- [What you have to do] Transcribe the records below from the first line to the line that includes "import * as", inclusive, and omit the pictures.

- [Information given]
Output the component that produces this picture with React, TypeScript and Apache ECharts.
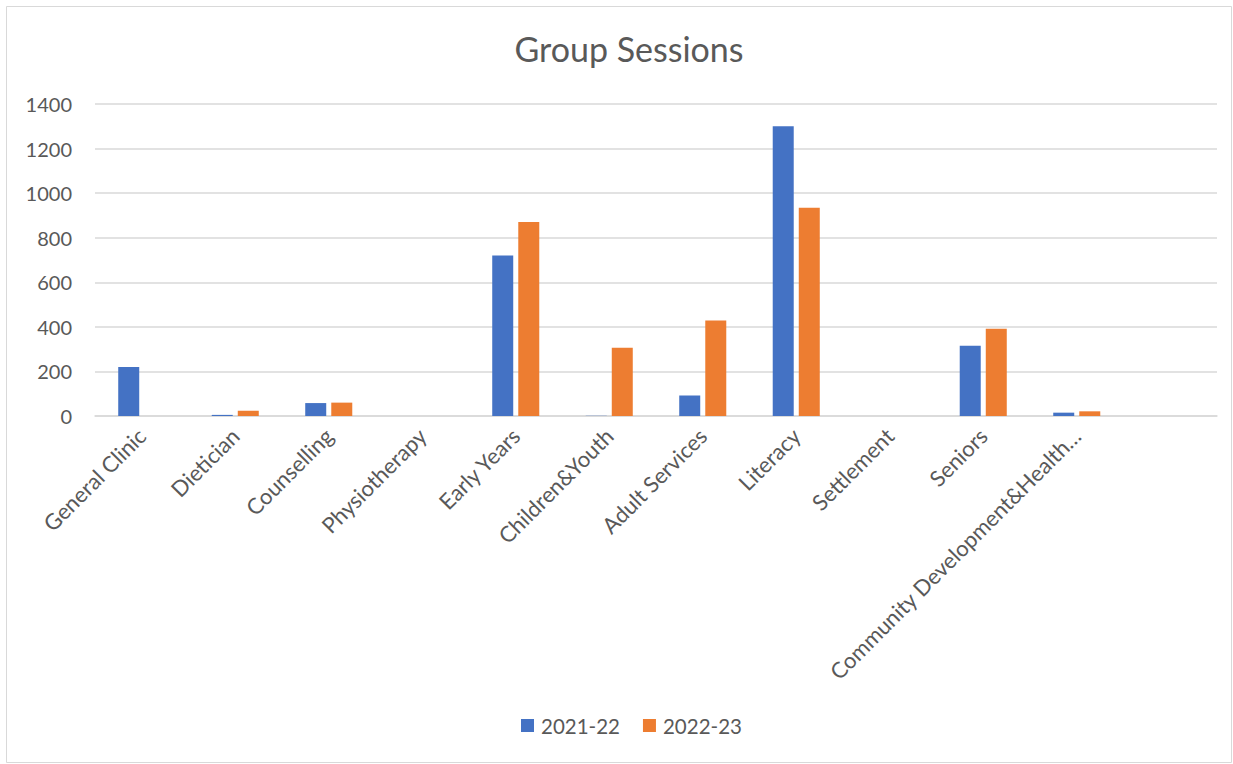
import React, { useEffect, useRef } from "react";
import * as echarts from "echarts";

const categories = [
  "General Clinic",
  "Dietician",
  "Counselling",
  "Physiotherapy",
  "Early Years",
  "Children&Youth",
  "Adult Services",
  "Literacy",
  "Settlement",
  "Seniors",
  "Community Development&Health…",
  "",
];
const series2021 = [220, 5, 58, 0, 720, 1, 92, 1300, 0, 315, 15, null];
const series2022 = [0, 24, 60, 0, 870, 306, 429, 935, 0, 392, 21, null];
const yTicks = { min: 0, max: 1400, interval: 200 };

const FONT = "Lato, 'Open Sans', sans-serif";
const TEXT = "#595959";

export default function App() {
  const ref = useRef<HTMLDivElement>(null);
  useEffect(() => {
    const chart = echarts.init(ref.current!, null, { renderer: "svg" });
    chart.setOption({
      animation: false,
      backgroundColor: "#ffffff",
      title: {
        text: "Group Sessions",
        left: 624,
        top: 26,
        textAlign: "center",
        textStyle: { fontFamily: FONT, fontSize: 34, fontWeight: "normal", color: TEXT },
      },
      legend: {
        left: 516,
        top: 710,
        itemWidth: 13,
        itemHeight: 13,
        itemGap: 23,
        icon: "rect",
        textStyle: { fontFamily: FONT, fontSize: 20.5, color: TEXT, padding: [0, 0, 0, 2] },
        data: ["2021-22", "2022-23"],
      },
      graphic: [
        {
          type: "rect",
          shape: { x: 6.5, y: 6.5, width: 1225, height: 756 },
          style: { fill: "none", stroke: "#d9d9d9", lineWidth: 1 },
          silent: true,
        },
      ],
      grid: { left: 95, top: 104, width: 1122, height: 312 },
      xAxis: {
        type: "category",
        data: categories,
        axisLine: { lineStyle: { color: "#d9d9d9", width: 1.5 } },
        axisTick: { show: false },
        axisLabel: {
          interval: 0,
          rotate: 45,
          margin: 16,
          fontFamily: FONT,
          fontSize: 22,
          color: TEXT,
        },
      },
      yAxis: {
        type: "value",
        min: yTicks.min,
        max: yTicks.max,
        interval: yTicks.interval,
        axisLine: { show: false },
        axisTick: { show: false },
        splitLine: { lineStyle: { color: "#d9d9d9", width: 1.5 } },
        axisLabel: {
          margin: 23,
          fontFamily: FONT,
          fontSize: 20,
          color: TEXT,
          formatter: (v: number) => String(v),
        },
      },
      series: [
        {
          name: "2021-22",
          type: "bar",
          data: series2021,
          barWidth: 21,
          barGap: "24%",
          itemStyle: { color: "#4472C4" },
        },
        {
          name: "2022-23",
          type: "bar",
          data: series2022,
          barWidth: 21,
          barGap: "24%",
          itemStyle: { color: "#ED7D31" },
        },
      ],
    });
    return () => chart.dispose();
  }, []);
  return (
    <div
      ref={ref}
      style={{ position: "absolute", left: 0, top: 0, width: 1233, height: 764 }}
    />
  );
}
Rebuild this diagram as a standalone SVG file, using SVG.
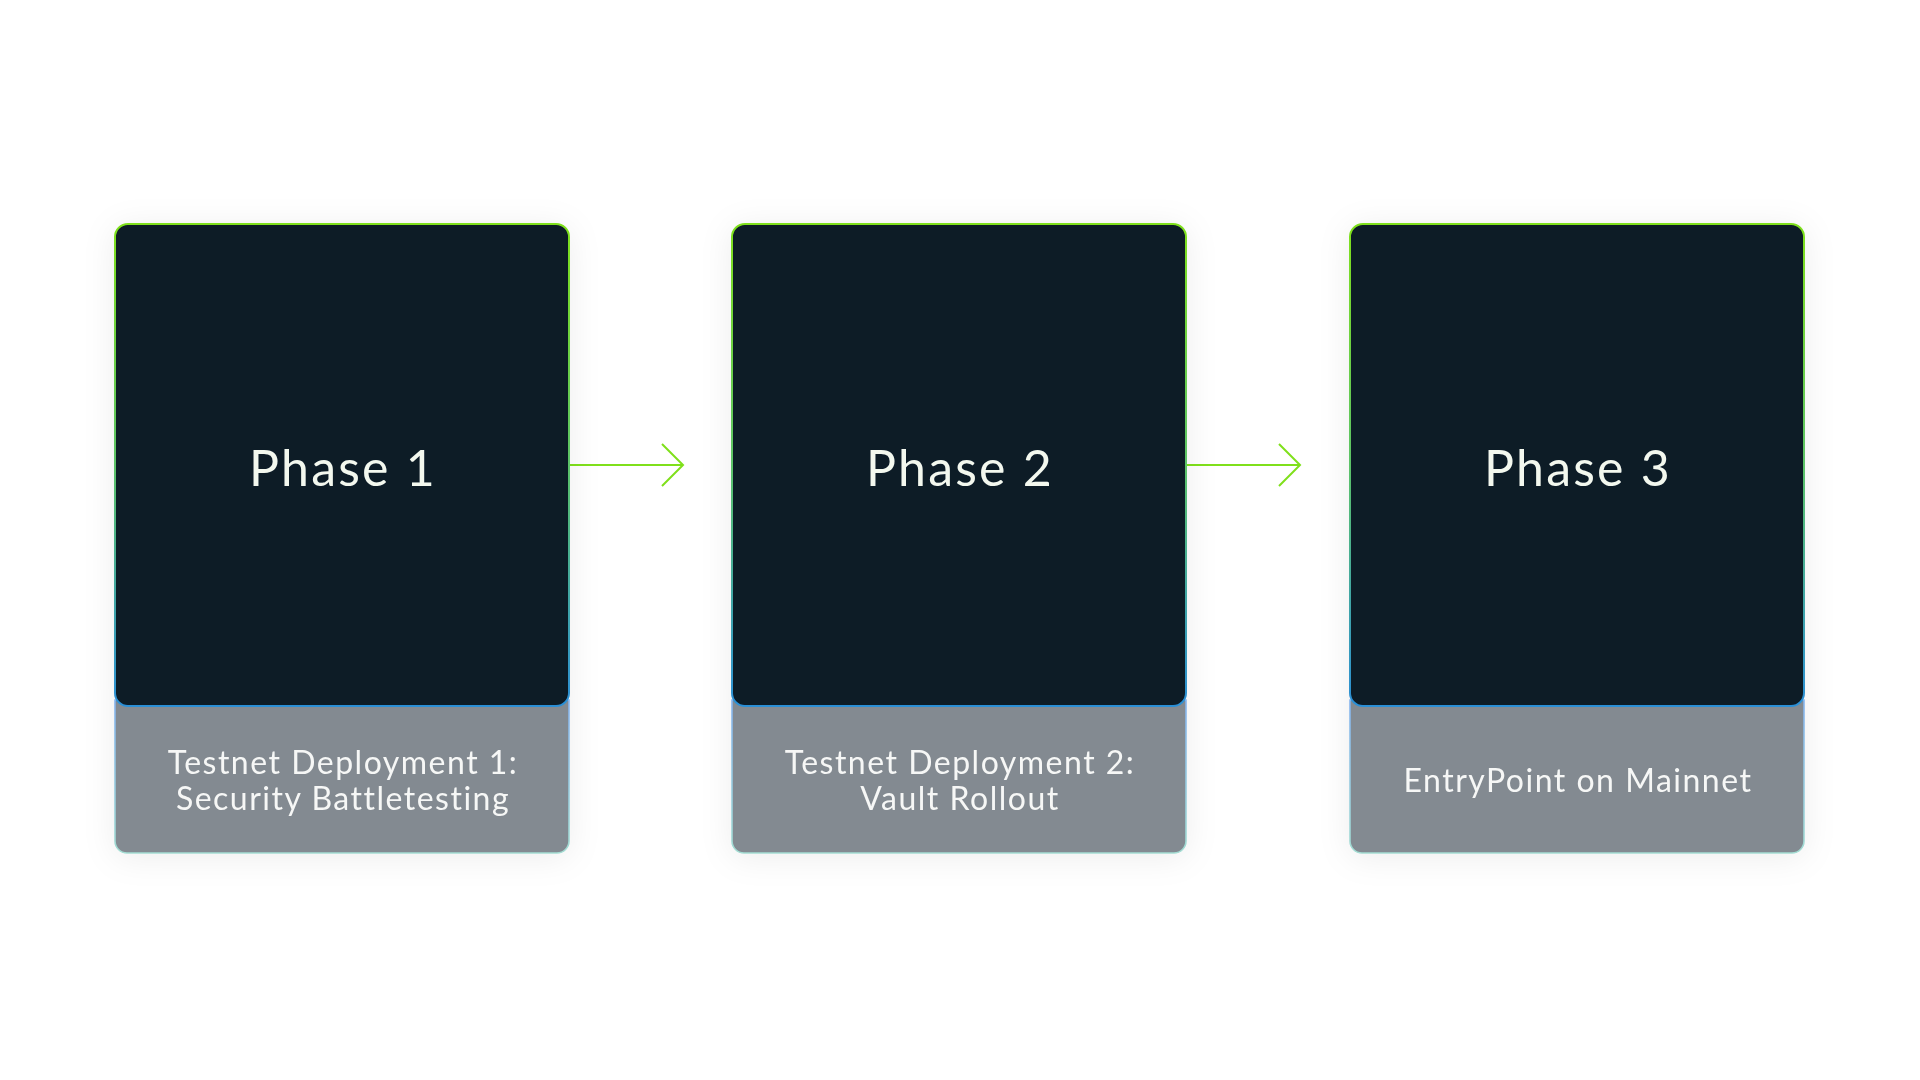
<svg xmlns="http://www.w3.org/2000/svg" width="1920" height="1080" viewBox="0 0 1920 1080">
<defs>
<linearGradient id="gDark" x1="0" y1="0" x2="0" y2="1">
<stop offset="0" stop-color="#7fe01b"/>
<stop offset="0.5" stop-color="#5cc368"/>
<stop offset="1" stop-color="#2b8fd6"/>
</linearGradient>
<linearGradient id="gGray" x1="0" y1="0" x2="0" y2="1">
<stop offset="0" stop-color="#86b4ee"/>
<stop offset="1" stop-color="#a3dcd2"/>
</linearGradient>
<filter id="shadow" x="-20%" y="-20%" width="140%" height="140%">
<feDropShadow dx="0" dy="4" stdDeviation="16" flood-color="#000000" flood-opacity="0.07"/>
</filter>
<marker id="chev" viewBox="0 0 24 44" refX="22" refY="22" markerWidth="24" markerHeight="44" markerUnits="userSpaceOnUse" orient="auto">
<path d="M1,1 L22,22 L1,43" fill="none" stroke="#7fe01b" stroke-width="2"/>
</marker>
</defs>
<style>
.dark{fill:#0a1a28;stroke:url(#gDark);stroke-width:2}
.gray{fill:#838a91;stroke:url(#gGray);stroke-width:1.6}
.title{font-family:Lato,"Open Sans",sans-serif;font-size:50px;letter-spacing:2.2px;fill:#f3f8ee;text-anchor:middle}
.sub{font-family:Lato,"Open Sans",sans-serif;font-size:32px;letter-spacing:1.5px;fill:#f6f7f6;text-anchor:middle}
.conn{stroke:#7fe01b;stroke-width:2;fill:none}
</style>
<rect x="0" y="0" width="1920" height="1080" fill="#ffffff"/>
<g id="connectors">
<line class="conn" x1="570" y1="465" x2="683" y2="465" marker-end="url(#chev)"/>
<line class="conn" x1="1187" y1="465" x2="1300" y2="465" marker-end="url(#chev)"/>
</g>
<g id="phase1" filter="url(#shadow)">
<path class="gray" d="M115,700 H569 V841 A12,12 0 0 1 557,853 H127 A12,12 0 0 1 115,841 Z"/>
<rect class="dark" x="115" y="224" width="454" height="482" rx="13"/>
<text class="title" x="343" y="486">Phase 1</text>
<text class="sub" x="343" y="774">Testnet Deployment 1:</text>
<text class="sub" x="343" y="810">Security Battletesting</text>
</g>
<g id="phase2" filter="url(#shadow)">
<path class="gray" d="M732,700 H1186 V841 A12,12 0 0 1 1174,853 H744 A12,12 0 0 1 732,841 Z"/>
<rect class="dark" x="732" y="224" width="454" height="482" rx="13"/>
<text class="title" x="960" y="486">Phase 2</text>
<text class="sub" x="960" y="774">Testnet Deployment 2:</text>
<text class="sub" x="960" y="810">Vault Rollout</text>
</g>
<g id="phase3" filter="url(#shadow)">
<path class="gray" d="M1350,700 H1804 V841 A12,12 0 0 1 1792,853 H1362 A12,12 0 0 1 1350,841 Z"/>
<rect class="dark" x="1350" y="224" width="454" height="482" rx="13"/>
<text class="title" x="1578" y="486">Phase 3</text>
<text class="sub" x="1578" y="792">EntryPoint on Mainnet</text>
</g>
</svg>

- [Written solution]
Output the component that produces this picture with React, TypeScript and Apache ECharts.
import React, { useEffect, useRef } from "react";
import * as echarts from "echarts";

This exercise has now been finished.